平宗盛
たいらのむねもり
平安時代末期の武将、政治家。平清盛の子で、最後の棟梁でもある。
概要
久安3年(1147年)に平清盛の正妻・平時子の第一子として誕生。長兄の平重盛とは腹違いの兄弟である。父や兄よりも早く任官するなど貴族官吏として出世をするが、当時最高の名門平家の三男であったことが影響していると言われる。
本来ならば長男重盛の補佐をしていれば良かったはずの宗盛であったが、重盛の逝去、後白河天皇と父清盛の対立が彼の運命を暗転させていく。以仁王と源頼政の謀反を鎮圧後に清盛が熱病で死去し、源頼朝率いる源氏の挙兵もあって平家は弱体化の一途をたどった。
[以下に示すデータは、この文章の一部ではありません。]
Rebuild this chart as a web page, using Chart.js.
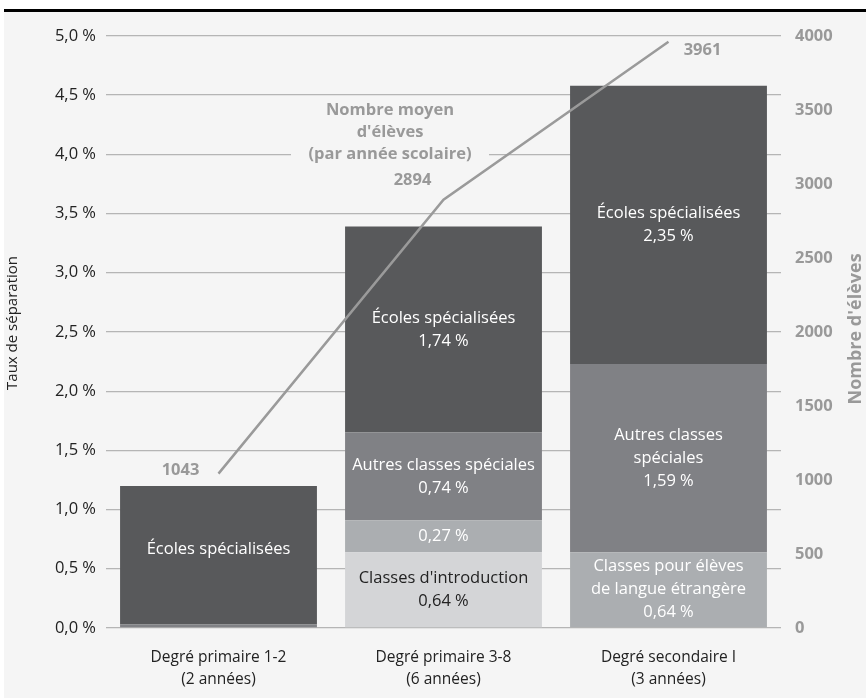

宗盛率いる平家は攻めて来た源氏によって都を追われ、西国に落ち延びて行くが勢力を回復する事はままならず、ついに壇ノ浦の戦いを迎えてしまう。弟の平知盛をはじめ、一門が入水して死んでいく中、泳ぎ回っていた彼は捕まってしまう。水泳が達者だった上に息子を気遣っていたためと言われる。
捕まった宗盛は都大路を引きまわされた挙げ句、源義経によって鎌倉に送られて頼朝の裁きを受けた。元暦2年6月21日(1185年7月19日)、京都に送り返される途中の宗盛は近江国篠原宿で斬首され、落命した。享年は39歳。
逸話
- 平家物語では暗愚な上に思い上がった卑しい人物として描かれ、源氏側によって編纂された吾妻鏡でも卑屈に命乞いした情けない人物とされる。貴族の日記にも、落馬した話やご飯の食べ過ぎで腹を下したと書かれている。ただし、いずれも反平家の人物が書いたものであるため事実かは不明。
- 「安徳天皇は宗盛と妹徳子が儲けた子」「母時子が男子欲しさに娘と交換した傘売りの息子が宗盛」と言う噂も流れていたと言う。
- 一方で武士らしいエピソードもあり、名馬を巡って喧嘩をした話もある。だが、それも彼を非難する話しにつなげられている。
- 気質は良く言えば温和で沈着、悪く言えば事なかれ主義であり、過激な清盛や重盛のワガママな性格を反面教師としていた言動も記されている。
- 女性や子供に優しく、奥方の死に嘆いて官位を返上したり、逗子の牢獄に繋がれた際にも地元民の子供を可愛がったと言う。死刑になる時にも「ワシが命を惜しんだのは他でもない、我が子のためである!」と叫ぶなど家庭人にして弱者を思いやる気質は清盛の長所を受け継いでいた。子ども達にも良き父親として慕われており、特に幼い副将丸は母親を亡くした事もあり、乳母に預けずに自らの手で慈しんで育てた。